WORK TO BE COMPLETED |
Locate the line that contains "Recreate this image" and the line that contains "from bokeh.core.properties import value". Copy both of them exactly, together with every line between them, and no others.

DATA ROWS |
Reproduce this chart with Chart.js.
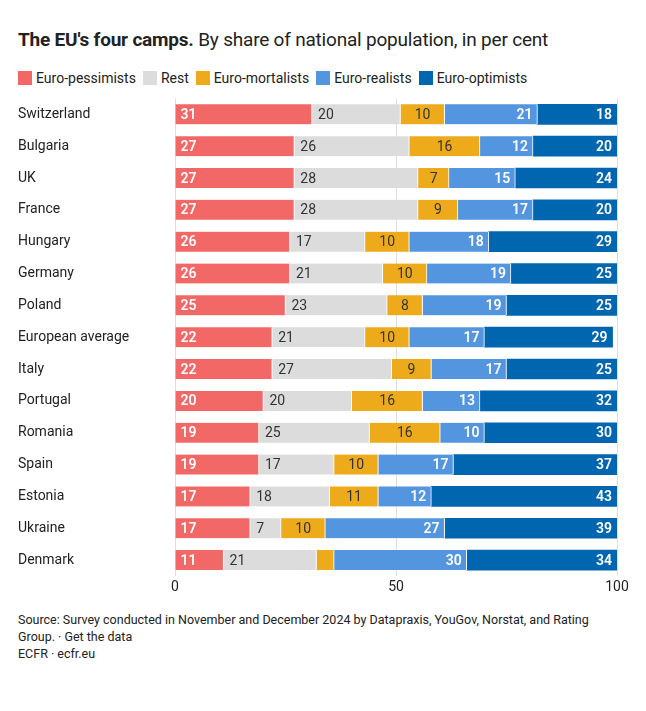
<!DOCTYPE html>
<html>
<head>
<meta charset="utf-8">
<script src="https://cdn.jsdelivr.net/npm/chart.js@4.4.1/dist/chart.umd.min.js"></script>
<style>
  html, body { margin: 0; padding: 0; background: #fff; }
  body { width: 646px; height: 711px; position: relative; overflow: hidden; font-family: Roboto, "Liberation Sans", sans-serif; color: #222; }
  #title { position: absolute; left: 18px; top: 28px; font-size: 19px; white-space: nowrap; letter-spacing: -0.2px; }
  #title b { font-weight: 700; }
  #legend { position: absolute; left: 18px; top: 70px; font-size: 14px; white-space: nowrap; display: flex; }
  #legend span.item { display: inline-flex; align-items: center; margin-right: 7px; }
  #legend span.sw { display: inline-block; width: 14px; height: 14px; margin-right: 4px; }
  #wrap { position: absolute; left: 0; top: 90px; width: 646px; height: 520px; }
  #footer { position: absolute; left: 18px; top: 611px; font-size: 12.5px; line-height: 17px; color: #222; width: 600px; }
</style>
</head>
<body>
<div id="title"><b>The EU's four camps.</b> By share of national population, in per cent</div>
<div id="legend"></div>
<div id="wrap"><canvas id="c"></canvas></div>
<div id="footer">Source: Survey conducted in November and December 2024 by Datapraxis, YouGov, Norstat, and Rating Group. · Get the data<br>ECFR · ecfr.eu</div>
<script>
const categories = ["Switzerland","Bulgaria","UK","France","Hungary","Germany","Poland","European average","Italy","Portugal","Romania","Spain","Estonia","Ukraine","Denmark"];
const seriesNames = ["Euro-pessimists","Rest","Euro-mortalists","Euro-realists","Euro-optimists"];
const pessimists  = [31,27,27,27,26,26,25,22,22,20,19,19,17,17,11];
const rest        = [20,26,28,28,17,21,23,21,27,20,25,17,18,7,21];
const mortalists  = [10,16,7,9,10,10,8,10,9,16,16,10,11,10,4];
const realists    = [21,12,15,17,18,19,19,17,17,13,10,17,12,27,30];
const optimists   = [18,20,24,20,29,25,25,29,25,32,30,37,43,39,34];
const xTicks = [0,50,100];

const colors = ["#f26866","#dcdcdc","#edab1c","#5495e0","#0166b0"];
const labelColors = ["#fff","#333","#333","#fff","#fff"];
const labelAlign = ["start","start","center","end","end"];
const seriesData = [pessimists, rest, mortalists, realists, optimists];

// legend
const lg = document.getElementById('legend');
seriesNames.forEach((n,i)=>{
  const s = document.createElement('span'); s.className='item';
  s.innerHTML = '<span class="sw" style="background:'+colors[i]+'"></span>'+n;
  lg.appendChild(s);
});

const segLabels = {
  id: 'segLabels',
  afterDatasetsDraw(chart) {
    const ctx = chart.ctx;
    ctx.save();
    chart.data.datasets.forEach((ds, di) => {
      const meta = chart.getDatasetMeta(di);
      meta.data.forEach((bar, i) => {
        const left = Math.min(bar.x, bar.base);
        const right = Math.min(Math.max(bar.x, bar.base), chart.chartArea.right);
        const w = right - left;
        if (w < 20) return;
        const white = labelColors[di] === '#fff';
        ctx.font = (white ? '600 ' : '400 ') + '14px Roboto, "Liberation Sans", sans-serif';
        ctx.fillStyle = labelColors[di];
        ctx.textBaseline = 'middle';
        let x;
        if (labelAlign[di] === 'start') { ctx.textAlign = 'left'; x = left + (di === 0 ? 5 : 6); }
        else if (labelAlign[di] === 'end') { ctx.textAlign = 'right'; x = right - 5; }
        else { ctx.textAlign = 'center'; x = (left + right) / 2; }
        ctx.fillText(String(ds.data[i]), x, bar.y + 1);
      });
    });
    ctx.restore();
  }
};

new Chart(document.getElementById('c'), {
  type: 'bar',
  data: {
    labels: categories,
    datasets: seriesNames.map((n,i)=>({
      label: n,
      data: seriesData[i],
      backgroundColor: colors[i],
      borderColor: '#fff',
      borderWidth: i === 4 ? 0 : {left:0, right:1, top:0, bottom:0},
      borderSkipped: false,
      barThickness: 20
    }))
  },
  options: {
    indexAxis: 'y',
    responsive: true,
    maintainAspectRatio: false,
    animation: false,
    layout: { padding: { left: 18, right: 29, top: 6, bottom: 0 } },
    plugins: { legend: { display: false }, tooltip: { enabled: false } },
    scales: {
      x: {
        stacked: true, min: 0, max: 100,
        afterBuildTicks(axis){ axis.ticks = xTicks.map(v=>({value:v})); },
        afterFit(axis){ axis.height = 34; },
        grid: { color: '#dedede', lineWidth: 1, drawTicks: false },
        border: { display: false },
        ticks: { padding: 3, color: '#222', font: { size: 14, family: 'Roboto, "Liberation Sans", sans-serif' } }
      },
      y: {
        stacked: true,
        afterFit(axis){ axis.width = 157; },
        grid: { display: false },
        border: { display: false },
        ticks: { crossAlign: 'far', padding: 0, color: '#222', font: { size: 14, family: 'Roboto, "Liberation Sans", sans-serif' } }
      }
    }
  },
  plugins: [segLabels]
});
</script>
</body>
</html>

==

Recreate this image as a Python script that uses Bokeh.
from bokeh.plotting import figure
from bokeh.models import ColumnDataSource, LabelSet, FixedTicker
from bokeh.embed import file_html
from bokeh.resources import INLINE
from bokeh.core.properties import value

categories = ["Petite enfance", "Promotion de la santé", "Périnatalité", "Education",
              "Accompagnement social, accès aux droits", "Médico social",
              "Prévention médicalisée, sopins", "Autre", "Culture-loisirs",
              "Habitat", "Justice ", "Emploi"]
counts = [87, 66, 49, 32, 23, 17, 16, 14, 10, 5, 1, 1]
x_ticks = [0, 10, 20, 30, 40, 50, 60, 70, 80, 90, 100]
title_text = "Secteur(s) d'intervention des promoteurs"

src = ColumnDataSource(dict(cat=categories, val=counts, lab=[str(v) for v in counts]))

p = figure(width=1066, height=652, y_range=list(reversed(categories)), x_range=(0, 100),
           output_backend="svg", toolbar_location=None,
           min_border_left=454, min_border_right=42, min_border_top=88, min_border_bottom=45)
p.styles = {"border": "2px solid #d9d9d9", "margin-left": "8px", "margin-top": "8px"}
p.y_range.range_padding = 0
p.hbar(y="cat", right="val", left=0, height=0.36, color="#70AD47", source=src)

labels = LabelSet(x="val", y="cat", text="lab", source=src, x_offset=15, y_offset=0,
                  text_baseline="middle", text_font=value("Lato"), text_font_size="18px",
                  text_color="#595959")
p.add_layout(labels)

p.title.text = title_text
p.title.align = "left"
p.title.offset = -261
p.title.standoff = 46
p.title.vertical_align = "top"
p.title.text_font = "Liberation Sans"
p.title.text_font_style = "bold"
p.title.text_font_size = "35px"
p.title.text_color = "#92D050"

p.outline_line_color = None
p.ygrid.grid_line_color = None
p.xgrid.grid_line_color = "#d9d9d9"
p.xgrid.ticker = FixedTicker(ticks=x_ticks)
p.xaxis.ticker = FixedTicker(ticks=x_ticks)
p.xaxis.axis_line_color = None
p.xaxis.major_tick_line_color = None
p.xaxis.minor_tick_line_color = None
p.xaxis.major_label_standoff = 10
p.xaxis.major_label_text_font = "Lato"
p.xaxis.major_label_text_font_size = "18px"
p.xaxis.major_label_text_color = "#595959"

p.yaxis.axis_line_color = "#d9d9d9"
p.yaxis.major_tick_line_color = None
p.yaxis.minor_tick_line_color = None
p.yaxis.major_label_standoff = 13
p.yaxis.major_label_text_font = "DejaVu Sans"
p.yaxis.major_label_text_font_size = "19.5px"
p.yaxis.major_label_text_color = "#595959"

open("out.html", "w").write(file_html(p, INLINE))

---

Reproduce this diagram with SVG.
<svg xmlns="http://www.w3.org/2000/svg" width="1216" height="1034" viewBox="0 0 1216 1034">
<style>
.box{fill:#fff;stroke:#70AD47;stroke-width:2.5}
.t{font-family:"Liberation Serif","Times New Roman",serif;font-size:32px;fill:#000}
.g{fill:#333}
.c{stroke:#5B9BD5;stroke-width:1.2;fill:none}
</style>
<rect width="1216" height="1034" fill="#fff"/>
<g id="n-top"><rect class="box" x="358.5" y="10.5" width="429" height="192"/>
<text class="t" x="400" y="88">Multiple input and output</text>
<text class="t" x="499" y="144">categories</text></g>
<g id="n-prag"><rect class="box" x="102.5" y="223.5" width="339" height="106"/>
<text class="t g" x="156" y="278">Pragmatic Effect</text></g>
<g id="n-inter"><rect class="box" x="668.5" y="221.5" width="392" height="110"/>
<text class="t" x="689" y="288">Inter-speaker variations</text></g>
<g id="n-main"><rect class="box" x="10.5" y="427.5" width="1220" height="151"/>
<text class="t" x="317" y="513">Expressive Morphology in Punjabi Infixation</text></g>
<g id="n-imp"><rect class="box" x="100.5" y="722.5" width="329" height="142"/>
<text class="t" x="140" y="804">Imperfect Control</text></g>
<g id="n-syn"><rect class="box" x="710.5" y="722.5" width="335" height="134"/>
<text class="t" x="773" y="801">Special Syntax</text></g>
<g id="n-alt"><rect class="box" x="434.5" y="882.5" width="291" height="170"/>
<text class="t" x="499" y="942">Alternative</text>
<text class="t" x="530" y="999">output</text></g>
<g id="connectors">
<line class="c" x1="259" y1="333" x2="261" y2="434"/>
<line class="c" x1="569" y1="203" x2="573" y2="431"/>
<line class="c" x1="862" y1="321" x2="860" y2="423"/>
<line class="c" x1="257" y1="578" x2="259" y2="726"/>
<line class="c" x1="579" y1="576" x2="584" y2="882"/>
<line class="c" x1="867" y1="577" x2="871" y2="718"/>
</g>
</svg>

SOLUTION FOR THIS TASK |
Recreate this image as a Python script that uses Bokeh.
from bokeh.plotting import figure
from bokeh.models import ColumnDataSource, LabelSet, FixedTicker
from bokeh.embed import file_html
from bokeh.resources import INLINE
from bokeh.core.properties import value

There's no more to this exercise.